Settings at a glance, per casting material
These are sensible starting points - tune from here for your printer and the depth of your specific mold.
| Casting material | Layer height | Walls | Recommended filament |
|---|---|---|---|
| Plaster / jesmonite | 0.16 mm | 3 | PETG (water-tolerant, easy release with oil) |
| Epoxy / polyurethane resin | 0.12 mm | 4 | PETG or PP - thin resin finds every gap, so fine layers and extra walls |
| Candle wax | 0.2 mm | 3 | PETG - tolerates the warm pour better than PLA |
| Concrete / cement | 0.2 mm | 4 | PETG - tough enough for the weight and abrasion of a thick pour |
FAQ
How many walls for a watertight mold?
Use at least three perimeters, and four for deep molds or a tall column of liquid. Wall count matters far more than infill for leak-proofing, because the perimeters are the continuous skin that actually holds the liquid - a single thin wall almost always weeps through a gap or a poorly bonded layer.

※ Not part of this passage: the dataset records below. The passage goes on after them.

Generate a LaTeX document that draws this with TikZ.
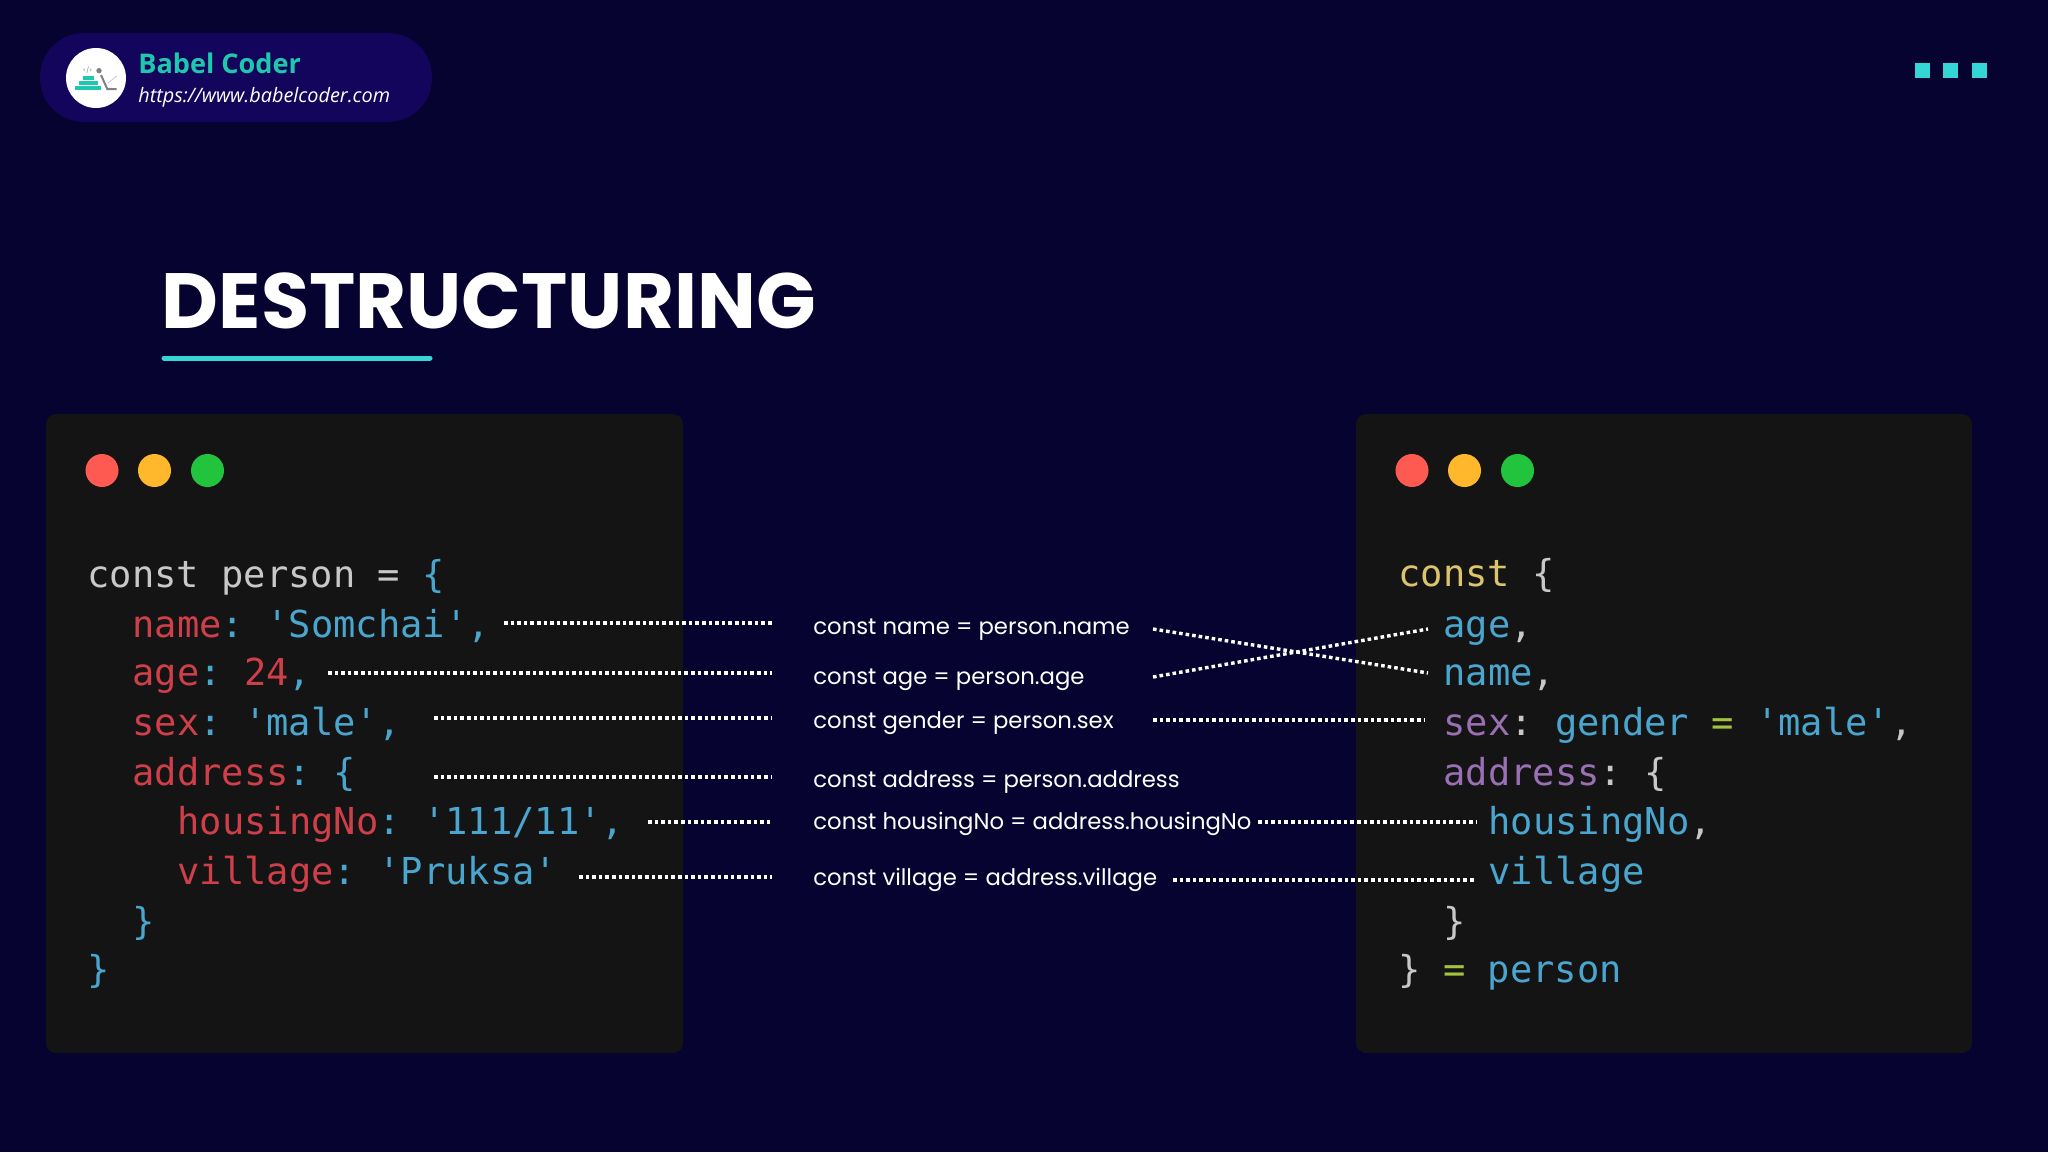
\documentclass[tikz,border=0pt]{standalone}
\usepackage{fontspec}
\setmainfont{Poppins}
\setmonofont{DejaVu Sans Mono}
\newfontfamily\brandfont{Open Sans}
\usetikzlibrary{positioning}

\definecolor{bgdark}{HTML}{060330}
\definecolor{pillblue}{HTML}{14055C}
\definecolor{teal}{HTML}{1FC8AC}
\definecolor{cyanmark}{HTML}{35D6D6}
\definecolor{panel}{HTML}{141414}
\definecolor{cplain}{HTML}{C8C8C8}
\definecolor{cred}{HTML}{CE3F4A}
\definecolor{cblue}{HTML}{4AA6CE}
\definecolor{cyellow}{HTML}{DAC46C}
\definecolor{cpurple}{HTML}{9A70B5}
\definecolor{cgreen}{HTML}{A3C23F}

\newcommand{\kp}[1]{\textcolor{cplain}{#1}}
\newcommand{\kr}[1]{\textcolor{cred}{#1}}
\newcommand{\kb}[1]{\textcolor{cblue}{#1}}
\newcommand{\ky}[1]{\textcolor{cyellow}{#1}}
\newcommand{\km}[1]{\textcolor{cpurple}{#1}}
\newcommand{\kg}[1]{\textcolor{cgreen}{#1}}

\tikzset{
  window/.style={fill=panel,rounded corners=5pt},
  codeline/.style={anchor=base west,inner sep=0pt,text=cplain,font=\ttfamily\fontsize{18.55}{20}\selectfont},
  bindlabel/.style={anchor=base west,inner sep=0pt,text=white,font=\fontsize{11.37}{14}\selectfont},
  dotline/.style={white,line width=1.7pt,dash pattern=on 1.8pt off 1.5pt},
}

\begin{document}
\begin{tikzpicture}[x=0.5pt,y=-0.5pt]
  \fill [bgdark] (0,0) rectangle (2048,1152);
  \useasboundingbox (0,0) rectangle (2048,1152);

  % header
  \fill [pillblue,rounded corners=22pt] (40,33) rectangle (432,122);
  \fill [white] (96,78) circle [radius=30];
  \fill [teal] (75,85.7) rectangle (101,90);
  \fill [teal] (78.5,80.7) rectangle (97.5,85);
  \fill [teal] (82.5,76) rectangle (94,80);
  \fill [gray] (99,70.7) circle [radius=2.7];
  \draw [gray,line width=1pt] (101,75) -- (107.3,89) -- (116.7,89);
  \draw [lightgray,line width=0.3pt] (108,83) -- (116.7,76);
  \node (logotag) at (87.7,70.3) [inner sep=0pt,text=gray,font=\fontsize{3}{3}\selectfont] {</>};
  \node (brand) at (138,73) [anchor=base west,inner sep=0pt,text=teal,font=\brandfont\bfseries\fontsize{13.55}{16}\selectfont] {Babel Coder};
  \node (site) at (138,102) [anchor=base west,inner sep=0pt,text=white,font=\brandfont\itshape\fontsize{9.92}{13}\selectfont] {https://www.babelcoder.com};

  \foreach \x in {1915,1943,1972} {
    \fill [cyanmark] (\x,63) rectangle (\x+15,78);
  }

  % title
  \node (title) at (161.5,328) [anchor=base west,inner sep=0pt,text=white,font=\bfseries\fontsize{39.15}{44}\selectfont] {DESTRUCTURING};
  \draw [cyanmark,line width=2.5pt,line cap=round] (164,358) -- (430,358);

  % windows
  \fill [window] (46,414) rectangle (683,1053);
  \fill [window] (1356,414) rectangle (1972,1053);
  \foreach \x in {102,1412} {
    \fill [color={rgb,255:red,255;green,90;blue,82}] (\x,470.5) circle [radius=16.5];
    \fill [color={rgb,255:red,255;green,183;blue,43}] (\x+52.5,470.5) circle [radius=16.5];
    \fill [color={rgb,255:red,34;green,196;blue,62}] (\x+105.5,470.5) circle [radius=16.5];
  }

  % left code
  \node (personL) at (87,587) [codeline] {const person = \kb{\{}};
  \node (nameL) at (132,637) [codeline] {\kr{name}\kb{: 'Somchai',}};
  \node (ageL) at (132,685) [codeline] {\kr{age}\kb{:} \kr{24}\kb{,}};
  \node (sexL) at (132,735) [codeline] {\kr{sex}\kb{: 'male',}};
  \node (addressL) at (132,785) [codeline] {\kr{address}\kb{: \{}};
  \node (housingL) at (177,834) [codeline] {\kr{housingNo}\kb{: '111/11',}};
  \node (villageL) at (177,884) [codeline] {\kr{village}\kb{: 'Pruksa'}};
  \node (closeinL) at (132,934) [codeline] {\kb{\}}};
  \node (closeL) at (87,982) [codeline] {\kb{\}}};

  % right code
  \node (constR) at (1398,586) [codeline] {\ky{const} \{};
  \node (ageR) at (1443,637) [codeline] {\kb{age}\kp{,}};
  \node (nameR) at (1443,685) [codeline] {\kb{name}\kp{,}};
  \node (sexR) at (1443,735) [codeline] {\km{sex}\kp{:} \kb{gender} \kg{=} \kb{'male'}\kp{,}};
  \node (addressR) at (1443,785) [codeline] {\km{address}\kp{:} \{};
  \node (housingR) at (1488,834) [codeline] {\kb{housingNo}\kp{,}};
  \node (villageR) at (1488,884) [codeline] {\kb{village}};
  \node (closeinR) at (1443,934) [codeline] {\}};
  \node (closeR) at (1398,982) [codeline] {\} \kg{=} \kb{person}};

  % middle labels
  \node (nameB) at (813,634) [bindlabel] {const name = person.name};
  \node (ageB) at (813,684) [bindlabel] {const age = person.age};
  \node (genderB) at (813,728) [bindlabel] {const gender = person.sex};
  \node (addressB) at (813,787) [bindlabel] {const address = person.address};
  \node (housingB) at (813,829) [bindlabel] {const housingNo = address.housingNo};
  \node (villageB) at (813,885) [bindlabel] {const village = address.village};

  % free ends of the dotted lines
  \foreach \nm/\xa/\ya/\yb in {name/504/623/623, age/328/673/673, sex/434/718/718,
      address/434/777/777, housing/648/822/822, village/579/877/877} {
    \coordinate (\nm a) at (\xa,\ya);
    \coordinate (\nm b) at (772,\yb);
  }
  \foreach \nm/\xa/\ya/\xb/\yb in {name/1153/629/1428/673, age/1153/677/1428/629, sex/1153/720/1424/720,
      housing/1258/822/1476/822, village/1173/880/1476/880} {
    \coordinate (\nm c) at (\xa,\ya);
    \coordinate (\nm d) at (\xb,\yb);
  }

  \foreach \nm in {name, age, sex, address, housing, village} {
    \draw [dotline] (\nm a) -- (\nm b);
  }
  \foreach \nm in {name, age, sex, housing, village} {
    \draw [dotline] (\nm c) -- (\nm d);
  }
\end{tikzpicture}
\end{document}
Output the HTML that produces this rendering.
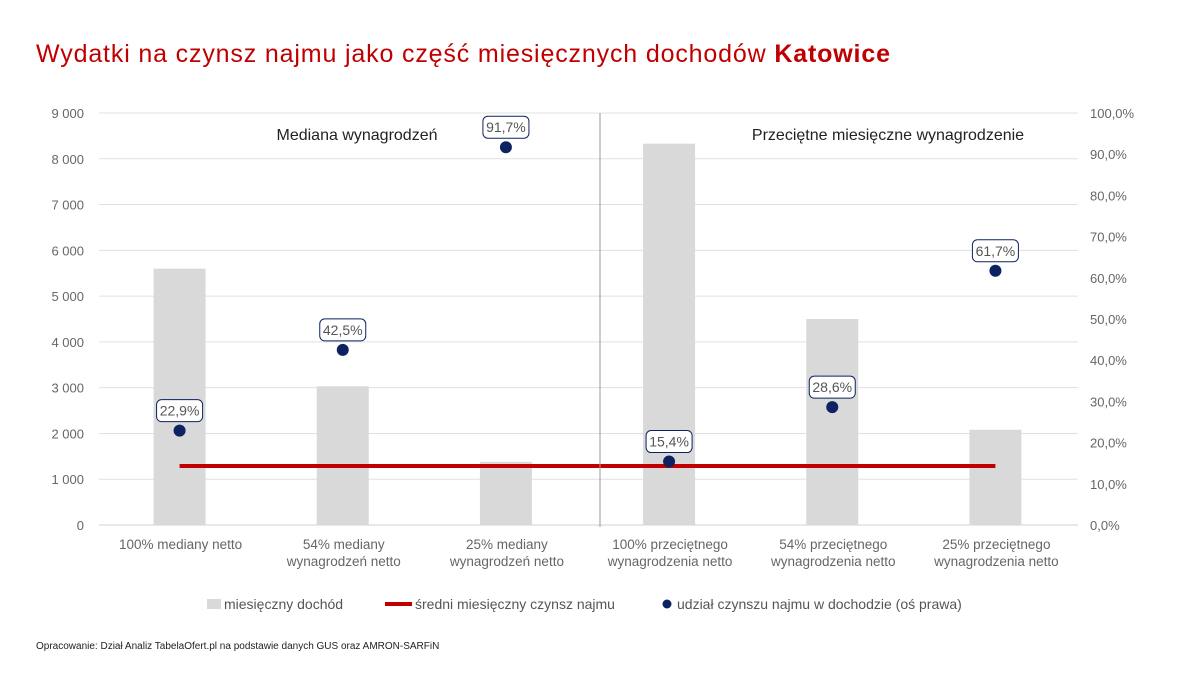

What layer height is best for molds?
0.12 to 0.16 mm is the sweet spot for most molds: thinner layers bond more reliably, leak less, and leave finer layer lines on the cast surface. 0.2 mm is fine for simple, shallow molds where speed matters more than a glassy finish.
Why does my printed mold leak?
Almost always too few walls or weak layer adhesion. Add a perimeter or two, raise the nozzle temperature a few degrees so layers fuse properly, bump flow by a percent or two, and make sure the solid bottom is five or six layers thick. Thin liquids like uncatalysed resin will find any gap a thick paste would bridge.
Do I need supports for a mold?
Avoid supports inside the cavity - they leave marks that print straight onto the cast and are hard to remove cleanly. Design draft angles and orient the part so the cavity prints support-free instead. Supports on the outside of the mold body are harmless if you need them.